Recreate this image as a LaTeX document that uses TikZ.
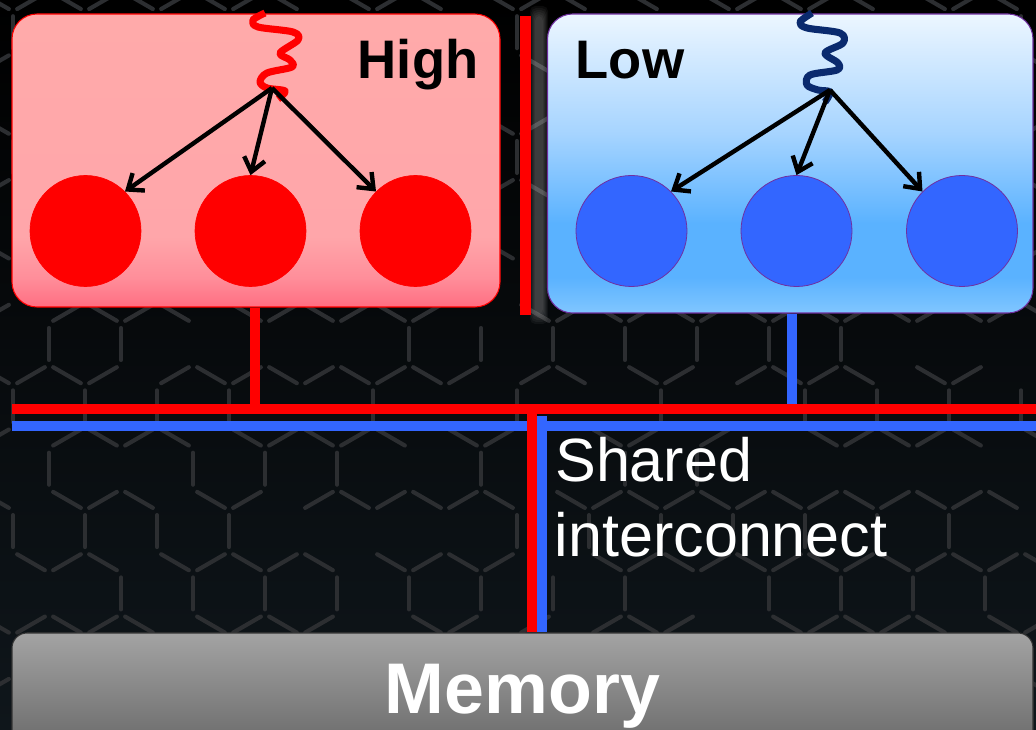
\documentclass[tikz,border=0pt]{standalone}
\usepackage{fontspec}
\setmainfont{Liberation Sans}
\usetikzlibrary{arrows.meta}

% palette
\definecolor{bgtop}{HTML}{000000}
\definecolor{bgmid}{HTML}{090D11}
\definecolor{bgbot}{HTML}{0F161B}
\definecolor{hexgray}{HTML}{2C2E31}
\definecolor{busred}{HTML}{FF0000}
\definecolor{busblue}{HTML}{3366FF}
\definecolor{lowedge}{HTML}{7030A0}
\definecolor{navy}{HTML}{0A2A6E}
\definecolor{hiT}{HTML}{FFAAAA}
\definecolor{hiM}{HTML}{FFA6AA}
\definecolor{hiL}{HTML}{FF8E9A}
\definecolor{hiB}{HTML}{FF6E82}
\definecolor{loT}{HTML}{ECF6FF}
\definecolor{loM}{HTML}{A6D4FF}
\definecolor{loL}{HTML}{5AB2FF}
\definecolor{loB}{HTML}{80C6FF}
\definecolor{memT}{HTML}{A3A3A3}
\definecolor{memB}{HTML}{6A6A6A}

% box fills: 25bp = bottom edge, 75bp = top edge
\pgfdeclareverticalshading{highfill}{100bp}{color(0bp)=(hiB); color(25bp)=(hiB); color(30bp)=(hiL); color(37bp)=(hiM); color(75bp)=(hiT); color(100bp)=(hiT)}
\pgfdeclareverticalshading{lowfill}{100bp}{color(0bp)=(loB); color(25bp)=(loB); color(31bp)=(loL); color(40bp)=(loL); color(55bp)=(loM); color(75bp)=(loT); color(100bp)=(loT)}

\tikzset{
  hexline/.style={draw=hexgray, line width=3.1pt, line cap=round, shorten <=3.6pt, shorten >=3.6pt},
  highbox/.style={draw=busred, line width=0.8pt, shading=highfill, rounded corners=18.75pt,
    minimum width=366pt, minimum height=219.75pt, inner sep=0pt},
  lowbox/.style={draw=lowedge, line width=0.8pt, shading=lowfill, rounded corners=18.75pt,
    minimum width=364.1pt, minimum height=224.25pt, inner sep=0pt},
  membox/.style={draw=black!80, line width=0.8pt, top color=memT, bottom color=memB,
    rounded corners=11.25pt, minimum width=765.75pt, minimum height=86.25pt, inner sep=0pt},
  hcore/.style={circle, fill=busred, draw=busred, line width=0.5pt, minimum size=83.25pt, inner sep=0pt},
  lcore/.style={circle, fill=busblue, draw=lowedge, line width=0.6pt, minimum size=83.25pt, inner sep=0pt},
  ptr/.style={draw=black, line width=3.3pt, -{Straight Barb[length=10pt, width=16pt, line width=3.3pt]}},
  redwire/.style={draw=busred, line width=7.5pt, line cap=butt},
  bluewire/.style={draw=busblue, line width=7.5pt, line cap=butt},
  wave/.style={line width=5.3pt, line cap=butt, line join=round},
  title/.style={font=\fontsize{40.7pt}{48pt}\selectfont\bfseries, text=black, inner sep=0pt},
  lbl/.style={font=\fontsize{45.8pt}{56pt}\selectfont, text=white, inner sep=0pt},
  memtxt/.style={font=\fontsize{53.8pt}{64pt}\selectfont\bfseries, text=white, inner sep=0pt},
}

\begin{document}
\begin{tikzpicture}[x=0.75pt, y=-0.75pt]
\useasboundingbox (0,0) rectangle (1036,730);
\clip (0,0) rectangle (1036,730);

% background
\shade[top color=bgtop, middle color=bgmid, bottom color=bgbot] (0,0) rectangle (1036,730);

% honeycomb of broken strokes
\pgfmathsetseed{4321}
\foreach \r in {-6,...,6}{
  \pgfmathsetmacro\yr{344+62.354*\r}
  \pgfmathsetmacro\xo{mod(\r+60,2)==1 ? 13 : 49}
  \pgfmathsetmacro\ya{\yr-20.78}
  \pgfmathsetmacro\yb{\yr+20.78}
  \pgfmathsetmacro\yc{\yr-41.57}
  \foreach \k in {-1,...,14}{
    \pgfmathsetmacro\xv{\xo+72*\k}
    \pgfmathsetmacro\ra{rnd}
    \pgfmathsetmacro\rb{rnd}
    \pgfmathsetmacro\rc{rnd}
    \ifdim\ra pt<0.72pt \draw[hexline] (\xv,\ya) -- (\xv,\yb); \fi
    \ifdim\rb pt<0.78pt \draw[hexline] (\xv,\ya) -- (\xv-36,\yc); \fi
    \ifdim\rc pt<0.78pt \draw[hexline] (\xv,\ya) -- (\xv+36,\yc); \fi
  }
}

% soft glow beside the divider
\foreach \g in {0,...,5}{
  \fill[white, fill opacity=0.045, rounded corners=4pt] (530+\g,6+2*\g) rectangle (548-\g,324-2*\g);
}

% divider between the two domains
\coordinate (divT) at (525.5,16);
\coordinate (divB) at (525.5,315);
\draw[redwire, line width=8.25pt] (divT) -- (divB);

% domains
\node[highbox] (high) at (256,160.5) {};
\node[lowbox] (low) at (790.25,163.5) {};
\node[membox] (mem) at (522.5,690.5) {};

\node[title, anchor=base west] (hightxt) at (357.5,79) {High};
\node[title, anchor=base west] (lowtxt) at (575.5,79) {Low};

% cores
\node[hcore] (h1) at (85.5,231) {};
\node[hcore] (h2) at (250.5,231) {};
\node[hcore] (h3) at (415.5,231) {};
\node[lcore] (l1) at (631.5,231) {};
\node[lcore] (l2) at (796.5,231) {};
\node[lcore] (l3) at (962,231) {};

% threads
\draw[wave, busred] plot[smooth, tension=0.55] coordinates {(265,13) (253,20) (258,27) (293,32) (298,40) (280,53) (290,60) (292,67) (267,73) (260,82) (267,88) (285,91) (278,99)};
\draw[wave, navy] plot[smooth, tension=0.55] coordinates {(812,13) (800,22) (807,28) (840,33) (843,43) (825,53) (838,63) (837,70) (810,75) (807,85) (818,90) (830,92) (825,102)};

\coordinate (hsrc) at (272,88);
\coordinate (lsrc) at (830,90);
\draw[ptr] (hsrc) -- (h1.45);
\draw[ptr] (hsrc) -- (h2.north);
\draw[ptr] (hsrc) -- (h3.135);
\draw[ptr] (lsrc) -- (l1.45);
\draw[ptr] (lsrc) -- (l2.north);
\draw[ptr] (lsrc) -- (l3.135);

% interconnect
\coordinate (rbusL) at (12,409);
\coordinate (rbusR) at (1036,409);
\coordinate (bbusL) at (12,426.5);
\coordinate (bbusR) at (1036,426.5);
\coordinate (hdrop) at (255,409);
\coordinate (ldrop) at (792,409);
\coordinate (rjoin) at (532,409);
\coordinate (bjoin) at (541.5,416);

\draw[bluewire] (ldrop |- low.south) -- (ldrop);
\draw[bluewire] (bbusL) -- (bbusR);
\draw[redwire] (rbusL) -- (rbusR);
\draw[redwire] (hdrop |- high.south) -- (hdrop);
\draw[redwire] (rjoin) -- (rjoin |- mem.north);
\draw[bluewire] (bjoin) -- (bjoin |- mem.north);

\node[lbl, anchor=base west] (sh1) at (555,482) {Shared};
\node[lbl, anchor=base west] (sh2) at (554.5,557) {interconnect};

\node[memtxt, anchor=base] (memlbl) at (522.5,714) {Memory};
\end{tikzpicture}
\end{document}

== == ==

Each line of the data is to be duplicated exactly; pictures stay out of the copy.

#### EXERCISE ANSWER:
Recreate this image as a LaTeX document that uses TikZ.
\documentclass[tikz,border=0pt]{standalone}
\usepackage{fontspec}
\setmainfont{Liberation Sans}
\usetikzlibrary{arrows.meta}

% palette
\definecolor{bgtop}{HTML}{000000}
\definecolor{bgmid}{HTML}{090D11}
\definecolor{bgbot}{HTML}{0F161B}
\definecolor{hexgray}{HTML}{2C2E31}
\definecolor{busred}{HTML}{FF0000}
\definecolor{busblue}{HTML}{3366FF}
\definecolor{lowedge}{HTML}{7030A0}
\definecolor{navy}{HTML}{0A2A6E}
\definecolor{hiT}{HTML}{FFAAAA}
\definecolor{hiM}{HTML}{FFA6AA}
\definecolor{hiL}{HTML}{FF8E9A}
\definecolor{hiB}{HTML}{FF6E82}
\definecolor{loT}{HTML}{ECF6FF}
\definecolor{loM}{HTML}{A6D4FF}
\definecolor{loL}{HTML}{5AB2FF}
\definecolor{loB}{HTML}{80C6FF}
\definecolor{memT}{HTML}{A3A3A3}
\definecolor{memB}{HTML}{6A6A6A}

% box fills: 25bp = bottom edge, 75bp = top edge
\pgfdeclareverticalshading{highfill}{100bp}{color(0bp)=(hiB); color(25bp)=(hiB); color(30bp)=(hiL); color(37bp)=(hiM); color(75bp)=(hiT); color(100bp)=(hiT)}
\pgfdeclareverticalshading{lowfill}{100bp}{color(0bp)=(loB); color(25bp)=(loB); color(31bp)=(loL); color(40bp)=(loL); color(55bp)=(loM); color(75bp)=(loT); color(100bp)=(loT)}

\tikzset{
  hexline/.style={draw=hexgray, line width=3.1pt, line cap=round, shorten <=3.6pt, shorten >=3.6pt},
  highbox/.style={draw=busred, line width=0.8pt, shading=highfill, rounded corners=18.75pt,
    minimum width=366pt, minimum height=219.75pt, inner sep=0pt},
  lowbox/.style={draw=lowedge, line width=0.8pt, shading=lowfill, rounded corners=18.75pt,
    minimum width=364.1pt, minimum height=224.25pt, inner sep=0pt},
  membox/.style={draw=black!80, line width=0.8pt, top color=memT, bottom color=memB,
    rounded corners=11.25pt, minimum width=765.75pt, minimum height=86.25pt, inner sep=0pt},
  hcore/.style={circle, fill=busred, draw=busred, line width=0.5pt, minimum size=83.25pt, inner sep=0pt},
  lcore/.style={circle, fill=busblue, draw=lowedge, line width=0.6pt, minimum size=83.25pt, inner sep=0pt},
  ptr/.style={draw=black, line width=3.3pt, -{Straight Barb[length=10pt, width=16pt, line width=3.3pt]}},
  redwire/.style={draw=busred, line width=7.5pt, line cap=butt},
  bluewire/.style={draw=busblue, line width=7.5pt, line cap=butt},
  wave/.style={line width=5.3pt, line cap=butt, line join=round},
  title/.style={font=\fontsize{40.7pt}{48pt}\selectfont\bfseries, text=black, inner sep=0pt},
  lbl/.style={font=\fontsize{45.8pt}{56pt}\selectfont, text=white, inner sep=0pt},
  memtxt/.style={font=\fontsize{53.8pt}{64pt}\selectfont\bfseries, text=white, inner sep=0pt},
}

\begin{document}
\begin{tikzpicture}[x=0.75pt, y=-0.75pt]
\useasboundingbox (0,0) rectangle (1036,730);
\clip (0,0) rectangle (1036,730);

% background
\shade[top color=bgtop, middle color=bgmid, bottom color=bgbot] (0,0) rectangle (1036,730);

% honeycomb of broken strokes
\pgfmathsetseed{4321}
\foreach \r in {-6,...,6}{
  \pgfmathsetmacro\yr{344+62.354*\r}
  \pgfmathsetmacro\xo{mod(\r+60,2)==1 ? 13 : 49}
  \pgfmathsetmacro\ya{\yr-20.78}
  \pgfmathsetmacro\yb{\yr+20.78}
  \pgfmathsetmacro\yc{\yr-41.57}
  \foreach \k in {-1,...,14}{
    \pgfmathsetmacro\xv{\xo+72*\k}
    \pgfmathsetmacro\ra{rnd}
    \pgfmathsetmacro\rb{rnd}
    \pgfmathsetmacro\rc{rnd}
    \ifdim\ra pt<0.72pt \draw[hexline] (\xv,\ya) -- (\xv,\yb); \fi
    \ifdim\rb pt<0.78pt \draw[hexline] (\xv,\ya) -- (\xv-36,\yc); \fi
    \ifdim\rc pt<0.78pt \draw[hexline] (\xv,\ya) -- (\xv+36,\yc); \fi
  }
}

% soft glow beside the divider
\foreach \g in {0,...,5}{
  \fill[white, fill opacity=0.045, rounded corners=4pt] (530+\g,6+2*\g) rectangle (548-\g,324-2*\g);
}

% divider between the two domains
\coordinate (divT) at (525.5,16);
\coordinate (divB) at (525.5,315);
\draw[redwire, line width=8.25pt] (divT) -- (divB);

% domains
\node[highbox] (high) at (256,160.5) {};
\node[lowbox] (low) at (790.25,163.5) {};
\node[membox] (mem) at (522.5,690.5) {};

\node[title, anchor=base west] (hightxt) at (357.5,79) {High};
\node[title, anchor=base west] (lowtxt) at (575.5,79) {Low};

% cores
\node[hcore] (h1) at (85.5,231) {};
\node[hcore] (h2) at (250.5,231) {};
\node[hcore] (h3) at (415.5,231) {};
\node[lcore] (l1) at (631.5,231) {};
\node[lcore] (l2) at (796.5,231) {};
\node[lcore] (l3) at (962,231) {};

% threads
\draw[wave, busred] plot[smooth, tension=0.55] coordinates {(265,13) (253,20) (258,27) (293,32) (298,40) (280,53) (290,60) (292,67) (267,73) (260,82) (267,88) (285,91) (278,99)};
\draw[wave, navy] plot[smooth, tension=0.55] coordinates {(812,13) (800,22) (807,28) (840,33) (843,43) (825,53) (838,63) (837,70) (810,75) (807,85) (818,90) (830,92) (825,102)};

\coordinate (hsrc) at (272,88);
\coordinate (lsrc) at (830,90);
\draw[ptr] (hsrc) -- (h1.45);
\draw[ptr] (hsrc) -- (h2.north);
\draw[ptr] (hsrc) -- (h3.135);
\draw[ptr] (lsrc) -- (l1.45);
\draw[ptr] (lsrc) -- (l2.north);
\draw[ptr] (lsrc) -- (l3.135);

% interconnect
\coordinate (rbusL) at (12,409);
\coordinate (rbusR) at (1036,409);
\coordinate (bbusL) at (12,426.5);
\coordinate (bbusR) at (1036,426.5);
\coordinate (hdrop) at (255,409);
\coordinate (ldrop) at (792,409);
\coordinate (rjoin) at (532,409);
\coordinate (bjoin) at (541.5,416);

\draw[bluewire] (ldrop |- low.south) -- (ldrop);
\draw[bluewire] (bbusL) -- (bbusR);
\draw[redwire] (rbusL) -- (rbusR);
\draw[redwire] (hdrop |- high.south) -- (hdrop);
\draw[redwire] (rjoin) -- (rjoin |- mem.north);
\draw[bluewire] (bjoin) -- (bjoin |- mem.north);

\node[lbl, anchor=base west] (sh1) at (555,482) {Shared};
\node[lbl, anchor=base west] (sh2) at (554.5,557) {interconnect};

\node[memtxt, anchor=base] (memlbl) at (522.5,714) {Memory};
\end{tikzpicture}
\end{document}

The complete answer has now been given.